U.S. Congressional Bill Targets Northern Nigerian Governors Over Religious Freedom Concerns

In a development signalling a widening diplomatic flashpoint, the United States Congress is moving forward with legislation that would impose sweeping sanctions on a group of prominent Nigerian officials, including twelve governors from the country’s northern region, senior judges and traditional rulers.

American lawmakers allege that these individuals are complicit in what they call a systematic assault on religious minorities, particularly Christians, within Nigeria’s sharia-governed states.

The proposed measure, known as the Nigeria Religious Freedom Accountability Act of 2025, crafted and sponsored by Republican Senator Ted Cruz, designates Nigeria as a “Country of Particular Concern” for religious persecution. It calls for the U.S. Secretary of State to compile, within 90 days of the bill’s passage, a list of Nigerian officials who have “promoted, enacted or maintained blasphemy laws” or allowed violence by non-state actors under religious pretext. Those listed would become subject to visa bans, asset freezes and other sanctions under the U.S. Global Magnitsky human-rights framework (Executive Order 13818).

The backdrop to the bill is an earlier decision by then-President Donald Trump to categorise Nigeria as a Country of Particular Concern for the first time, citing “systematic, ongoing and egregious” religious-freedom violations — including attacks by the extremist group Boko Haram — and a judiciary allegedly complicit in ethno-religious conflict.

On a post to the Truth social-media platform, President Trump decried the “thousands of Christians being killed in Nigeria” and pressed for immediate investigation via U.S. Representative Riley Moore and House Appropriations Chairman Tom Cole. The bill affirms that since 2000, when the northern state of Zamfara led by Governor Ahmad Sani Yerima expanded Sharia to include criminal law, about a dozen states in Nigeria’s north adopted similar religious-legal frameworks.

These states — which include Zamfara, Kano, Sokoto, Katsina, Bauchi, Borno, Jigawa, Kebbi, Yobe, Kaduna, Niger and Gombe — introduced parallel Sharia courts and penal codes. In contrast, other states such as Kwara, Kogi, Plateau, Benue, Nasarawa, Taraba and Adamawa restricted Sharia to family-law matters rather than criminal or public law.
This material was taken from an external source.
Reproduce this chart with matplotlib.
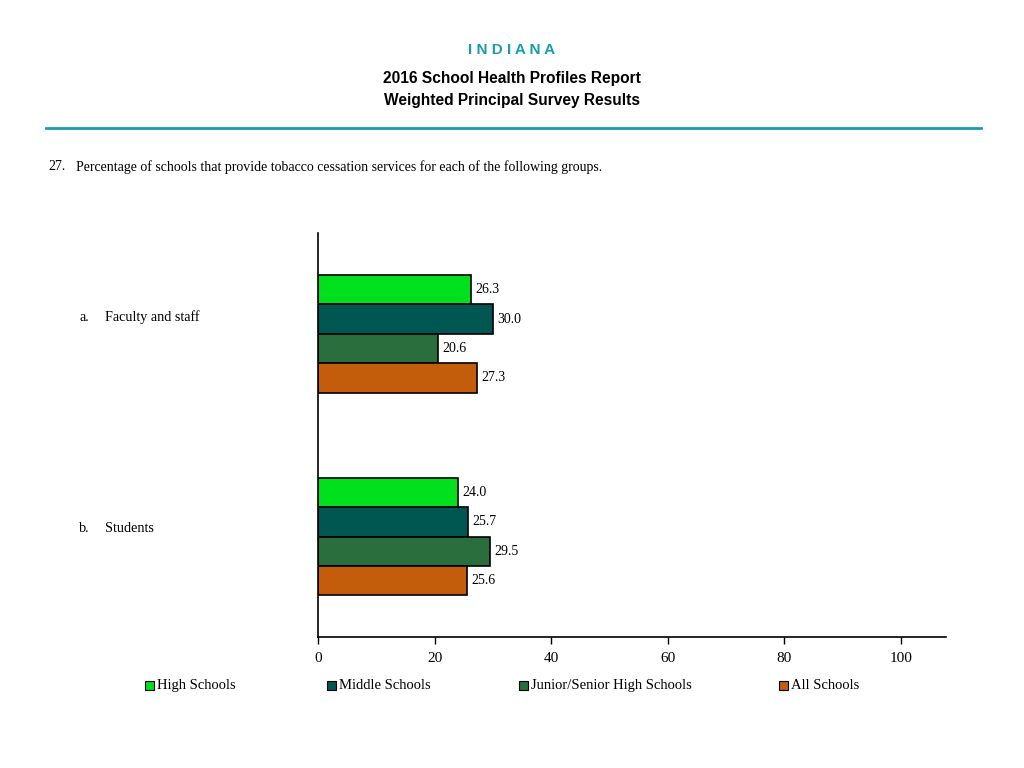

More recently the Sharia Council signalled an intention to expand its arbitration panels in southern states like Oyo and Ogun, a move that alarmed leaders of Christian communities and sparked public debate before the body clarified it would not establish binding courts but serve only as mediation panels.

Senator Cruz, defending the legislation, accused Nigeria’s leadership of having “institutionalised sharia law and enabled jihadist violence”, stating that “since 2009, over 52,000 Christians have been murdered, 20,000 churches and faith institutions destroyed, and dozens of villages wiped out. The federal and state governments have failed to act, and in many cases, they are complicit.”

By spotlighting the link between regional legal frameworks and religious-freedom abuses, the bill seeks to hold individual Nigerian officials directly accountable under U.S. sanctions law — marking a significant escalation in U.S.–Nigeria diplomatic and human-rights relations.